Yes indeedy, Azucar is another tapas bar/restaurant in Chicago. It is that.
As
predicted by me, and no doubt many other people, tapas is becoming a hot concept
(the dishes are plural, the concept is singular) no doubt in part because it's a liquor-friendly one, and I had been keeping an eye on a place that opened not too far from my house, Ole Lounge (not to be confused with Ole Ole, or maybe it IS to be confused with it). But early reports on Ole Lounge haven't encouraged me to take my recently-in-Spain self and family there for Americanized tapas and loud drinks, so tonight instead we checked out the slightly-more-promising Azucar! (it would be more promising without the "Viva la munchies at TGI Fridays"-like Exclamation Point!)
In a nutshell: liked the food, still didn't think it much resembled anything had in Spain, and indeed it supported the theory I've advanced that Spanish food in America winds up being subtly Mexicanized or Italianized-- the dominant spice was cumin, and more of it than I had on anything in Spain. There were also green flecks on a lot of things, as you'll see, something we never saw in Spain (where green vegetables are, generally, somewhat rare). Some of it was pretty nicely prepared, almost all of it was tasty, but the moments in which I was actually reminded of Spanish food I'd had were few. On a certain level, of course, that doesn't matter if it tastes good, which it mostly did.
The light was good so I took a lot of pics. Things we had:
The empanadas mentioned above, which the kids ate happily, and these patatas bravas decorated with Silly String-like ropes of pepper sauce. Potatos fried delicately, sauce didn't have that much flavor. Can't anybody just make a big sloppy plate of potatos in tomato sauce like Iberico's?
Queso de cabra, and like
Twist's, closer to pizza sauce than crushed tomatoes.
Meatballs in a sweet tomato sauce. I ordered these for the kids but found them a pleasant surprise, not heavy, not just bland meatloaf-flavor.
Some sort of red pepper salad thing on hummus. Gluey and with no dominant flavor, this was a real miss.
And these were a real hit: scallops, perhaps overcoated with cumin, but with a nicely balanced broth with roasted onions and various other hearty flavors worked into it.
Grilled Spanish chorizo, a little too dry for grillable sausage in my mind, but if any dish came close to something we had in Spain, this was it, reasonably closely evoking the grilled fresher chorizo at Maceiras.
Pork tenderloin. Again, too much cumin, but the other stuff around (dried cherries and so on) helped, mostly (spinach seemed out of place as a flavor in that company), and somebody definitely knows how far to cook pork like this, and no further.
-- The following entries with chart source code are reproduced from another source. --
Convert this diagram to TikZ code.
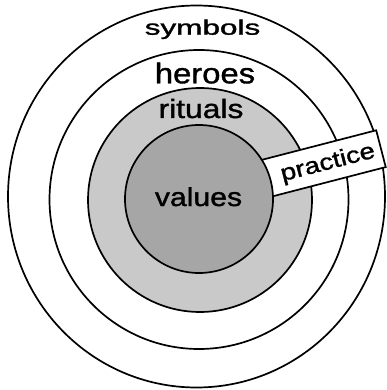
\documentclass[tikz,border=0pt]{standalone}
\usepackage{fontspec}
\setmainfont{Liberation Sans}[BoldFont={Liberation Sans}, BoldFeatures={FakeBold=1.2}]
\definecolor{ringgray}{gray}{0.79}
\definecolor{coregray}{gray}{0.65}
\tikzset{
  ring/.style={draw=black, line width=1.7pt},
  lbl/.style={inner sep=0pt, anchor=base, text=black, font=\bfseries},
}
\newcommand{\lblfont}[2]{\fontsize{#1}{#1}\selectfont\scalebox{#2}[1]}
\begin{document}
\begin{tikzpicture}[x=1pt, y=-1pt]
\useasboundingbox (0,0) rectangle (386,390);
% outer ring (symbols)
\draw[ring] (196.5,196.5) ellipse [x radius=188.5pt, y radius=191pt];
% heroes ring
\draw[ring] (199,199.5) circle [radius=149.5pt];
% rituals ring
\draw[ring, fill=ringgray] (200,200) circle [radius=112pt];
% practice band
\begin{scope}[shift={(198,196)}, rotate=14.5]
  \draw[ring, fill=white] (40,-19) rectangle (189,19);
  \node[lbl, transform shape] (practice) at (134,7) {\lblfont{23}{1.2}{practice}};
\end{scope}
% values core
\draw[ring, fill=coregray] (199,199) circle [radius=74pt];
% labels
\node[lbl] (symbols) at (202.5,34.7) {\lblfont{21}{1.5}{symbols}};
\node[lbl] (heroes) at (205,83.3) {\lblfont{28.5}{1.15}{heroes}};
\node[lbl] (rituals) at (201,118) {\lblfont{26.5}{1.2}{rituals}};
\node[lbl] (values) at (198.5,206) {\lblfont{26}{1.16}{values}};
\end{tikzpicture}
\end{document}
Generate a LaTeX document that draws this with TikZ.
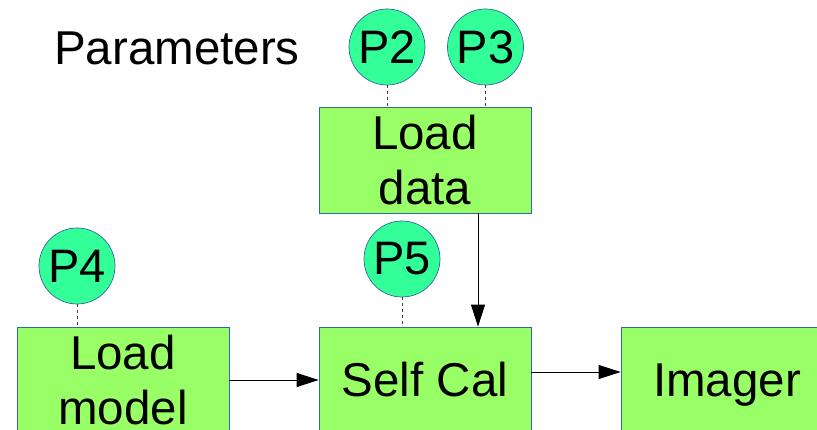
\documentclass[tikz,border=0pt]{standalone}
\usepackage{fontspec}
\setmainfont{Liberation Sans}
\usetikzlibrary{arrows.meta}
\definecolor{boxgreen}{HTML}{99FF66}
\definecolor{parmgreen}{HTML}{33FF99}
\definecolor{edgeblue}{HTML}{3465A4}
\tikzset{
  stage/.style={rectangle, draw=edgeblue, line width=0.7pt, fill=boxgreen,
    minimum width=212pt, minimum height=106pt, inner sep=0pt, align=center,
    font=\fontsize{47.5}{55}\selectfont},
  param/.style={circle, draw=edgeblue, line width=0.7pt, fill=parmgreen,
    minimum size=76pt, inner sep=0pt, font=\fontsize{47}{55}\selectfont},
  link/.style={dash pattern=on 3pt off 3pt, line width=0.8pt, draw=black!75},
  flow/.style={line width=0.9pt, -{Triangle[length=22pt,width=14pt]}}
}
\begin{document}
\begin{tikzpicture}[x=1pt,y=-1pt]
\useasboundingbox (0,0) rectangle (817,430);
\clip (0,0) rectangle (817,430);
\fill[white] (0,0) rectangle (817,430);

% title
\node[anchor=base west, inner sep=0pt, font=\fontsize{47.5}{55}\selectfont] (title) at (54,65) {Parameters};

% processing stages
\node[stage] (loaddata)  at (425,160) {Load\\data};
\node[stage] (loadmodel) at (123,380) {Load\\model};
\node[stage] (selfcal)   at (425,380) {Self Cal};
\node[stage] (imager)    at (727,380) {\raisebox{0pt}[\height][0pt]{Imager}};

% parameters
\node[param] (p2) at (387,47)    {P2};
\node[param] (p3) at (485.5,47)  {P3};
\node[param] (p4) at (77,266)    {P4};
\node[param] (p5) at (402,259)   {P5};

% parameter links
\draw[link] (p2.south) -- (p2.south |- loaddata.north);
\draw[link] (p3.south) -- (p3.south |- loaddata.north);
\draw[link] (p4.south) -- (p4.south |- loadmodel.north);
\draw[link] (p5.south) -- (p5.south |- selfcal.north);

% data flow
\draw[flow] ([xshift=53pt]loaddata.south) -- ([xshift=53pt]selfcal.north);
\draw[flow] (loadmodel.east) -- (selfcal.west);
\draw[flow] ([yshift=8pt]selfcal.east) -- ([yshift=8pt]imager.west);
\end{tikzpicture}
\end{document}
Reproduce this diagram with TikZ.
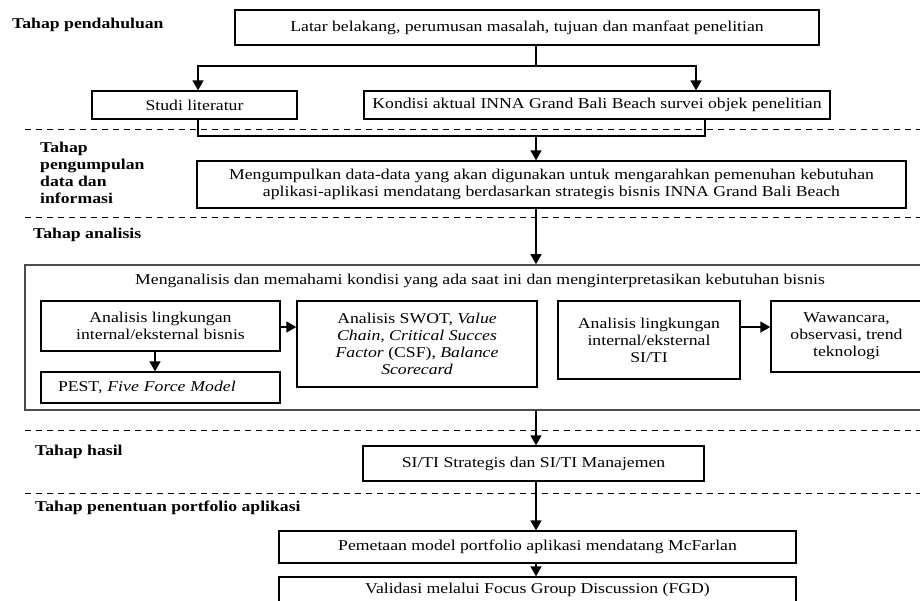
\documentclass[tikz,border=0pt]{standalone}
\usepackage{fontspec}
\setmainfont{Liberation Serif}[FakeStretch=1.18]
\usetikzlibrary{arrows.meta}
\newcommand\myfs{\fontsize{15pt}{17pt}\selectfont}
\begin{document}
\begin{tikzpicture}[x=1pt,y=-1pt,
  box/.style={draw, line width=1.3pt, inner sep=0pt, align=center, font=\myfs},
  lab/.style={font=\myfs\bfseries, anchor=west, inner sep=0pt, align=left},
  arr/.style={line width=1.5pt, -{Triangle[length=10pt,width=11pt]}},
  ln/.style={line width=1.5pt},
  dsh/.style={dash pattern=on 6pt off 5pt, line width=0.9pt}]
\useasboundingbox (0,0) rectangle (920,600);

% labels
\node[lab] (l1) at (12,25) {Tahap pendahuluan};
\node[lab, anchor=north west] (l2) at (40,142) {Tahap\\pengumpulan\\data dan\\informasi};
\node[lab] (l3) at (33,235) {Tahap analisis};
\node[lab] (l4) at (35,452) {Tahap hasil};
\node[lab] (l5) at (35,508) {Tahap penentuan portfolio aplikasi};

% dashed separators
\coordinate (d1a) at (25,129); \coordinate (d1b) at (922,129);
\coordinate (d2a) at (25,217); \coordinate (d2b) at (922,217);
\coordinate (d3a) at (25,430); \coordinate (d3b) at (922,430);
\coordinate (d4a) at (25,493); \coordinate (d4b) at (922,493);
\draw[dsh] (d1a) -- (d1b);
\draw[dsh] (d2a) -- (d2b);
\draw[dsh] (d3a) -- (d3b);
\draw[dsh] (d4a) -- (d4b);

% boxes
\node[box, minimum width=584pt, minimum height=35pt] (top) at (527,27.5)
  {Latar belakang, perumusan masalah, tujuan dan manfaat penelitian};
\node[box, minimum width=205pt, minimum height=28pt] (studi) at (194.5,105) {Studi literatur};
\node[box, minimum width=466pt, minimum height=28pt] (kond) at (597,105)
  {Kondisi aktual INNA Grand Bali Beach survei objek penelitian};
\node[box, minimum width=709pt, minimum height=47pt] (kumpul) at (551.5,184.5)
  {Mengumpulkan data-data yang akan digunakan untuk mengarahkan pemenuhan kebutuhan\\
   aplikasi-aplikasi mendatang berdasarkan strategis bisnis INNA Grand Bali Beach};
\node[draw=black!70, line width=1.6pt, inner sep=0pt, minimum width=897pt, minimum height=145pt] (big) at (473.5,337.5) {};
\node[font=\myfs, inner sep=0pt] (bigt) at (480,281)
  {Menganalisis dan memahami kondisi yang ada saat ini dan menginterpretasikan kebutuhan bisnis};
\node[box, minimum width=239pt, minimum height=50pt] (ana) at (160.5,326)
  {Analisis lingkungan\\internal/eksternal bisnis};
\node[box, minimum width=239pt, minimum height=31pt, text width=205pt, align=left] (pest) at (160.5,387.5)
  {PEST, \textit{Five Force Model}};
\node[box, minimum width=240pt, minimum height=86pt] (swot) at (417,344)
  {Analisis SWOT, \textit{Value}\\ \textit{Chain, Critical Succes}\\ \textit{Factor} (CSF), \textit{Balance}\\ \textit{Scorecard}};
\node[box, minimum width=182pt, minimum height=78pt] (siti) at (649,340)
  {Analisis lingkungan\\internal/eksternal\\SI/TI};
\node[box, minimum width=151pt, minimum height=71pt] (waw) at (846.5,336.5)
  {Wawancara,\\observasi, trend\\teknologi};
\node[box, minimum width=341pt, minimum height=35pt] (hasil) at (533.5,463.5)
  {SI/TI Strategis dan SI/TI Manajemen};
\node[box, minimum width=517pt, minimum height=32pt] (peta) at (537.5,547)
  {Pemetaan model portfolio aplikasi mendatang McFarlan};
\node[box, minimum width=517pt, minimum height=26pt] (valid) at (537.5,590)
  {Validasi melalui Focus Group Discussion (FGD)};

% connectors
\coordinate (j1) at (536,66);
\coordinate (j1l) at (198,66);
\coordinate (j1r) at (696,66);
\draw[ln] (top.south -| j1) -- (j1);
\draw[arr] (j1) -- (j1l) -- (studi.north -| j1l);
\draw[arr] (j1) -- (j1r) -- (kond.north -| j1r);

\coordinate (j2l) at (198,136);
\coordinate (j2r) at (705,136);
\coordinate (j2) at (536,136);
\draw[ln] (studi.south -| j2l) -- (j2l) -- (j2r) -- (kond.south -| j2r);
\draw[arr] (j2) -- (kumpul.north -| j2);
\draw[arr] (kumpul.south -| j2) -- (big.north -| j2);

\draw[arr] (ana.south -| 155,0) -- (pest.north -| 155,0);
\draw[arr] (ana.east |- 0,327) -- (swot.west |- 0,327);
\draw[arr] (siti.east |- 0,327) -- (waw.west |- 0,327);

\draw[arr] (big.south -| j2) -- (hasil.north -| j2);
\draw[arr] (hasil.south -| j2) -- (peta.north -| j2);
\draw[arr] (peta.south -| j2) -- (valid.north -| j2);
\end{tikzpicture}
\end{document}
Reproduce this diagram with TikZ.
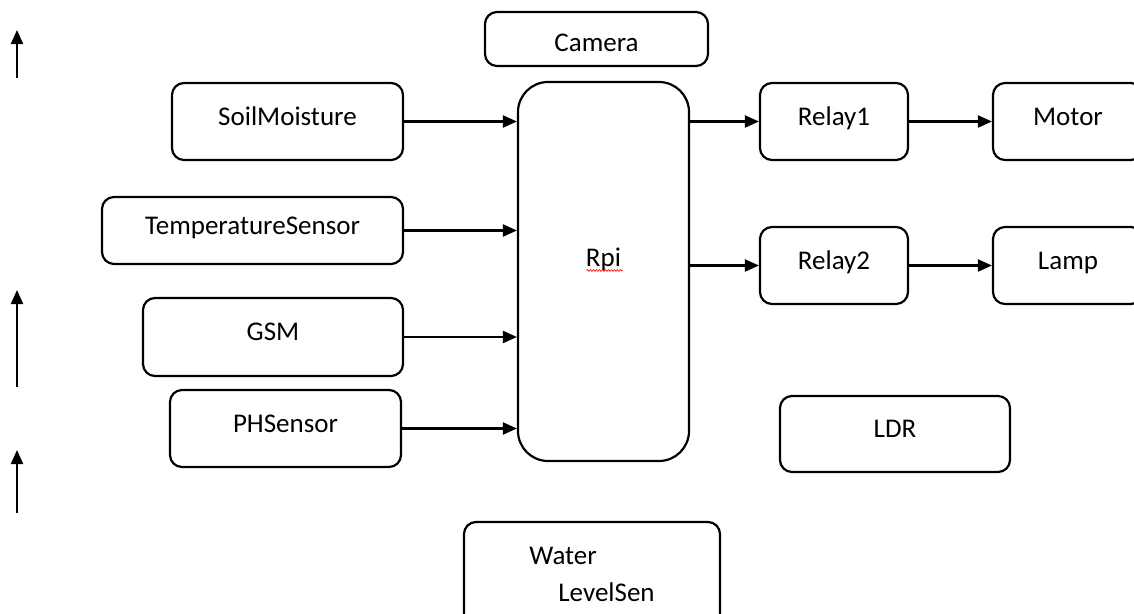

We had two desserts-- one of donuts and chocolate sauce, which came very close to the late-night Spanish snack of churro and chocolate to dip it in, and this "strawberry tart," which was actually much more strange a dish than that name suggests-- an eggy, sweet ice cream, a salty manchego "mousse," and a shortbread-like wafer underneath. The sweet vs. salt thing was so pronounced I was instantly reminded of desserts at places like Schwa and Achatz-era Trio, which seems way too ambitious and quirky for a fairly simple place like this. Anyway, the salty manchego overpowered the sweet and the fruit, it didn't quite come off.
Service could hardly have been friendlier, maybe the presence of the kids helped, maybe they're just glad to be there. Price struck me as maybe just a hair high for this amount of stuff, but we did over-order, I think you could be economical here and still have a good time. Is Azucar! at long last the authentic great Spanish restaurant in Chicago? Well, no. But it's a nice neighborhood place, with an outdoor dining space overlooking the blue line station, that seems to have gotten past its minor growing pains described above and settled in for a long life in Logan Square.